From a data privacy perspective, active ONA is relatively straightforward because employees provide their consent when completing the survey.
In the case of passive ONA, each employee would need to explicitly provide consent in order for their metadata to be analyzed at individual level, therefore it is more efficient to perform the analysis only at aggregate level. This way, companies respect employees’ privacy and accelerate the internal approval cycle when presenting a business case for a passive ONA deployment.
How are Organizations using ONA?
Active ONA has also been useful in onboarding, by identifying informal leaders, who can be ‘buddies’ to new hires in order to accelerate their time-to-productivity and enhance their overall employee experience. Where the majority of workers are working at home, this can be even more crucial to get new team members up to speed in their work.
Another common Active ONA example is in change management, where informal leaders are positioned as early adopters to accelerate strategic change adoption. For example, a 45,000 employee corporation, using ONA technology from Cognitive Talent Solutions, identified informal leaders to act as super-users for a change program. This accelerated the program adoption and saved $161k in process improvements.
Passive ONA can help companies assess employee burnout risk by monitoring indicators in the employee's digital footprint such as the percentage of communications outside of working hours, the percentage of unread messages, or the average response time.
This technique enables companies to identify potential employee burnout scenarios and implement mitigations when needed. For example, a Fortune 500 biotech company, created summaries at the division level highlighting predictive and prescriptive analytics on burnout risk, and productivity. They combined Passive ONA’s aggregate-level insights with Active ONA’s individual-level insights. The company was able to analyze changes in the organization’s internal collaboration dynamics in real-time. This allowed them to accelerate strategic change adoption and implement more informed mitigation plans.
Looking at collaboration patterns can also help identify where there are lower levels of trust in the context of mergers, and acquisitions. Understanding which employees are the informal leaders can be useful to prevent or mitigate cultural clashes during the post-merger integration. An example of a business benefit was to help accelerate the realization of IT synergies by accelerating the replacement of legacy systems by new centralized. Once the integration is completed, ONA can also help companies understand the level of integration between legacy organizations and its impact on their performance.
ONA has proved to be effective in diversity and inclusion initiatives. Monitoring collaboration patterns in the organization by gender, age and ethnicity, can highlight potential conflict areas where intervention might be needed.
What Leaders Can Do To Support Teams
To better support teams in organizations, leaders can take the following actions.
Think broadly about designing work, and who is best placed to do that work – from employees to vendors, automation, or freelancers. Monitor the optimal combination of employees, contractors, or machines to carry out a package of work.
Seek out a broad set of evidence, within your industry and from relevant academic research, to examine what will improve team effectiveness in your organization.

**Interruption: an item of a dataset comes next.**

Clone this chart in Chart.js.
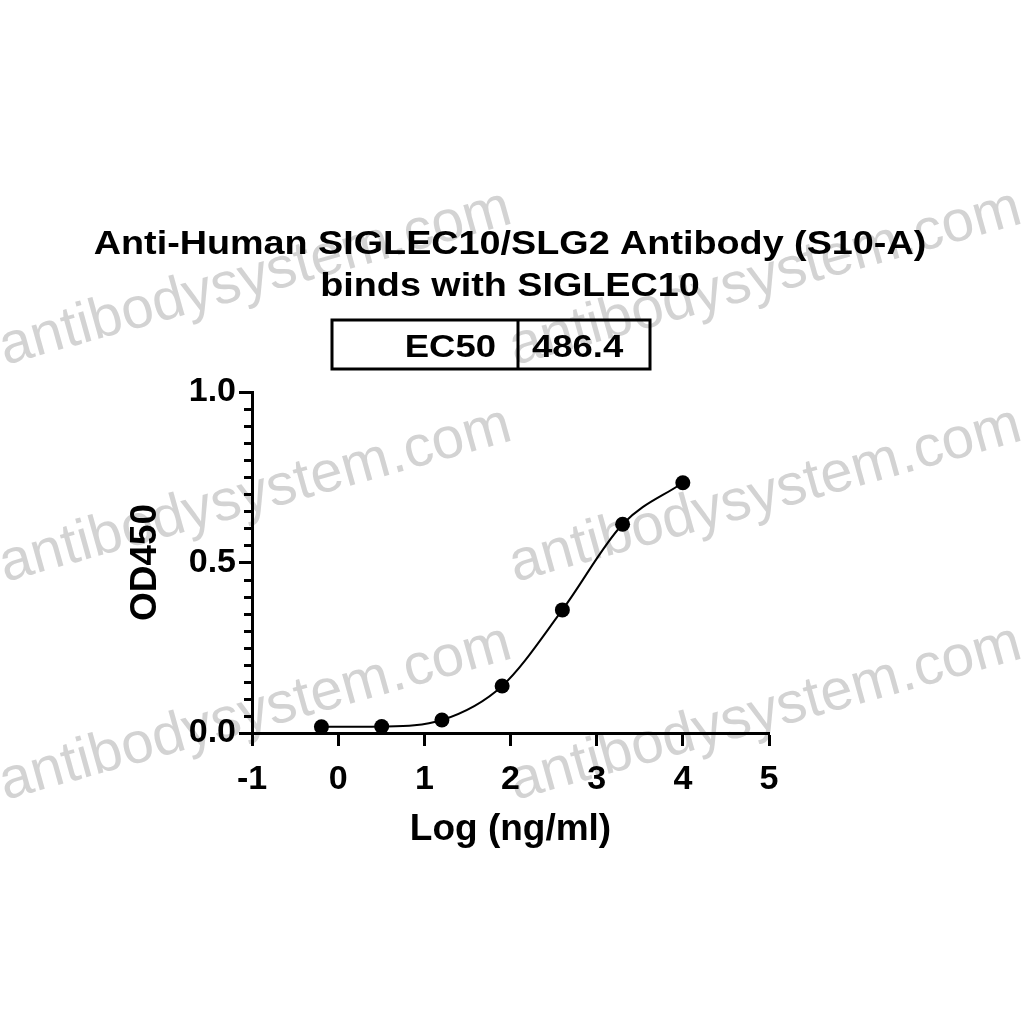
<!DOCTYPE html>
<html>
<head>
<meta charset="utf-8">
<script src="https://cdn.jsdelivr.net/npm/chart.js@4.4.1/dist/chart.umd.min.js"></script>
<style>
  html, body { margin: 0; padding: 0; background: #fff; }
  #wrap { width: 1024px; height: 1024px; position: relative; }
</style>
</head>
<body>
<div id="wrap"><canvas id="ec50Chart"></canvas></div>
<script>
// EC50 binding curve - SIGLEC10 (S10-A)
const titleLines = ['Anti-Human SIGLEC10/SLG2 Antibody (S10-A)', 'binds with SIGLEC10'];
const ec50Label = 'EC50';
const ec50Value = '486.4';
const xTitle = 'Log (ng/ml)';
const yTitle = 'OD450';
const watermark = 'antibodysystem.com';

// log10 concentration (ng/ml), 5-fold dilutions from 10000
const logConc = [-0.194, 0.505, 1.204, 1.903, 2.602, 3.301, 4.0];
const od450 = [0.018, 0.019, 0.038, 0.138, 0.361, 0.612, 0.734];

const xMin = -1, xMax = 5;
const yMin = 0, yMax = 1;
const yMinorStep = 0.05;

const FONT = '"Liberation Sans", Arial, Helvetica, sans-serif';

function stretchedText(ctx, txt, x, y, size, sx, align){
  ctx.save();
  ctx.font = `bold ${size}px ${FONT}`;
  ctx.textBaseline = 'alphabetic';
  ctx.textAlign = 'left';
  const w = ctx.measureText(txt).width * sx;
  let x0 = x;
  if(align === 'center') x0 = x - w/2;
  else if(align === 'right') x0 = x - w;
  ctx.translate(x0, y);
  ctx.scale(sx, 1);
  ctx.fillStyle = '#000';
  ctx.fillText(txt, 0, 0);
  ctx.restore();
}

const watermarkPlugin = {
  id: 'watermark',
  beforeDraw(chart){
    const ctx = chart.ctx;
    const rows = [365, 582, 800];
    const cols = [5, 515];
    ctx.save();
    ctx.font = `58px ${FONT}`;
    ctx.fillStyle = 'rgba(150,150,150,0.42)';
    for(const y of rows){
      for(const x of cols){
        ctx.save();
        ctx.translate(x, y);
        ctx.rotate(-15.6 * Math.PI / 180);
        ctx.fillText(watermark, 0, 0);
        ctx.restore();
      }
    }
    ctx.restore();
  }
};

const headerPlugin = {
  id: 'header',
  afterDraw(chart){
    const ctx = chart.ctx;
    stretchedText(ctx, titleLines[0], 510, 254, 34, 1.11, 'center');
    stretchedText(ctx, titleLines[1], 510, 296, 34, 1.11, 'center');
    // EC50 table
    ctx.save();
    ctx.strokeStyle = '#000';
    ctx.lineWidth = 3;
    ctx.strokeRect(332, 320, 318, 49);
    ctx.beginPath();
    ctx.moveTo(518, 320); ctx.lineTo(518, 369);
    ctx.stroke();
    ctx.restore();
    stretchedText(ctx, ec50Label, 496, 357, 32, 1.14, 'right');
    stretchedText(ctx, ec50Value, 532, 357, 32, 1.14, 'left');
  }
};

const minorTicksPlugin = {
  id: 'minorTicks',
  afterDraw(chart){
    const y = chart.scales.y;
    const ctx = chart.ctx;
    const left = chart.chartArea.left;
    ctx.save();
    ctx.strokeStyle = '#000';
    ctx.lineWidth = 3;
    for(let i = 1; i < Math.round((yMax - yMin) / yMinorStep); i++){
      if(i % 10 === 0) continue;
      const py = Math.round(y.getPixelForValue(yMin + i * yMinorStep)) + 0.5;
      ctx.beginPath();
      ctx.moveTo(left - 8, py);
      ctx.lineTo(left, py);
      ctx.stroke();
    }
    ctx.restore();
  }
};

const ctx = document.getElementById('ec50Chart');
new Chart(ctx, {
  type: 'scatter',
  data: {
    datasets: [{
      data: logConc.map((x, i) => ({ x, y: od450[i] })),
      showLine: true,
      cubicInterpolationMode: 'monotone',
      borderColor: '#000',
      borderWidth: 2,
      pointRadius: 7.5,
      pointHoverRadius: 7.5,
      pointBackgroundColor: '#000',
      pointBorderWidth: 0
    }]
  },
  options: {
    responsive: true,
    maintainAspectRatio: false,
    animation: false,
    layout: { padding: { left: 124, right: 255, top: 392, bottom: 172 } },
    plugins: { legend: { display: false }, tooltip: { enabled: false }, title: { display: false } },
    scales: {
      x: {
        type: 'linear', min: xMin, max: xMax,
        afterFit(s){ s.height = 119; },
        ticks: { stepSize: 1, color: '#000', padding: 13, font: { family: FONT, size: 34, weight: 'bold' } },
        grid: { display: true, drawOnChartArea: false, tickLength: 13, tickWidth: 3, color: '#000' },
        border: { display: true, width: 3, color: '#000' },
        title: { display: true, text: xTitle, color: '#000', padding: 0, font: { family: FONT, size: 37, weight: 'bold' } }
      },
      y: {
        type: 'linear', min: yMin, max: yMax,
        afterFit(s){ s.width = 128; },
        ticks: { stepSize: 0.5, color: '#000', padding: 3, font: { family: FONT, size: 34, weight: 'bold' },
          callback: v => Number(v).toFixed(1) },
        grid: { display: true, drawOnChartArea: false, tickLength: 13, tickWidth: 3, color: '#000' },
        border: { display: true, width: 3, color: '#000' },
        title: { display: true, text: yTitle, color: '#000', padding: 0, font: { family: FONT, size: 37, weight: 'bold' } }
      }
    }
  },
  plugins: [watermarkPlugin, headerPlugin, minorTicksPlugin]
});
</script>
</body>
</html>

Evaluate new technology tools available, including ONA to support business challenges around onboarding, change management, leadership development, productivity, burnout, mergers and acquisitions and diversity and inclusion.
HR’s role in the future will increasingly focus on nurturing talent networks, evaluating workforce tools, and monitoring organizational effectiveness.
The next wave of successful organizations will adapt to changes in the workforce and provide tools to support the foundation blocks of our organizations – our teams.